The Guardian also had a photography blog going for a while. They closed it down and lumped it all under "Art and Architecture" but the archives are still available, including a piece on a talk by Don McCullin and posts on Robert Frank, Nan Goldin and Stephen Gill.

GMB Akash

Photographs by GMB Akash

GMB Akash is a photographer from Bangladesh who shoots for the Panos Pictures photo agency in London. He's a modern-day Lewis Hines. His work is very good. You can find it here.

Tuesday, May 5, 2009

Ellen Von Unwerth


Von Unwerth by Steven Meisel

And I thought I was an obsessive collector...

Willam McFadden has collected an astonishingly encyclopedic collection of Ellen von Unwerth's work. The website where he presents this stuff includes links to interviews, biographies and articles about von Unwerth; photos of her as a model; images from all of her books; photos of the installation of gallery shows; advertising she shot, categorized by client and within each entry, listed by year; editorial work; and commercials, music videos and films she has made. It's a huge reservoir of imagery, much of it reproduced large. And the most amazing part of this archive is that these thousands of images were nearly all gathered from the web.

Personally, I find her work more interesting than most fashion/advertising/editorial work so this was quite the time-eater. And you never know when you might have to write a research paper about her and her work. It's all here.

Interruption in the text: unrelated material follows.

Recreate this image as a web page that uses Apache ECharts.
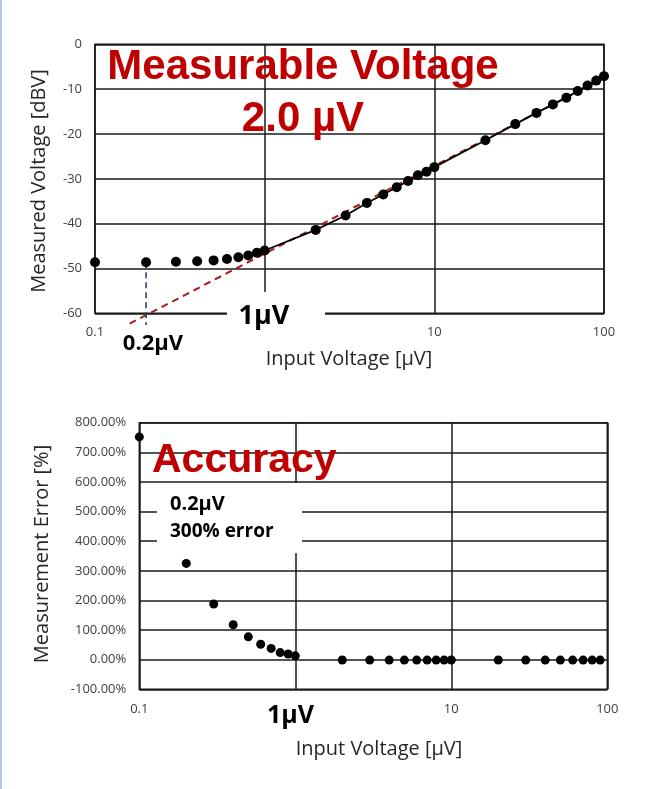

Dorothea Lange, Ansel Adams and Everett Ruess


Alright, so this isn't strictly about photography but famous photographers are mentioned. Better yet, it's a great story.

The New York Times issue of Friday, May 1, has a story about the disappearance of Everett Ruess in 1934 and the apparent solution to the riddle of what happened to him.

Ruess was a young poet and writer, friend of Ansel Adams and Dorothea Lange and also an "Into the Wild" sort of fellow.

It's online here.

The photo above is Ruess by Lange, with a photographic superimposition of skeletal remains found in southern Utah.

Darn, now I've given away the whole story.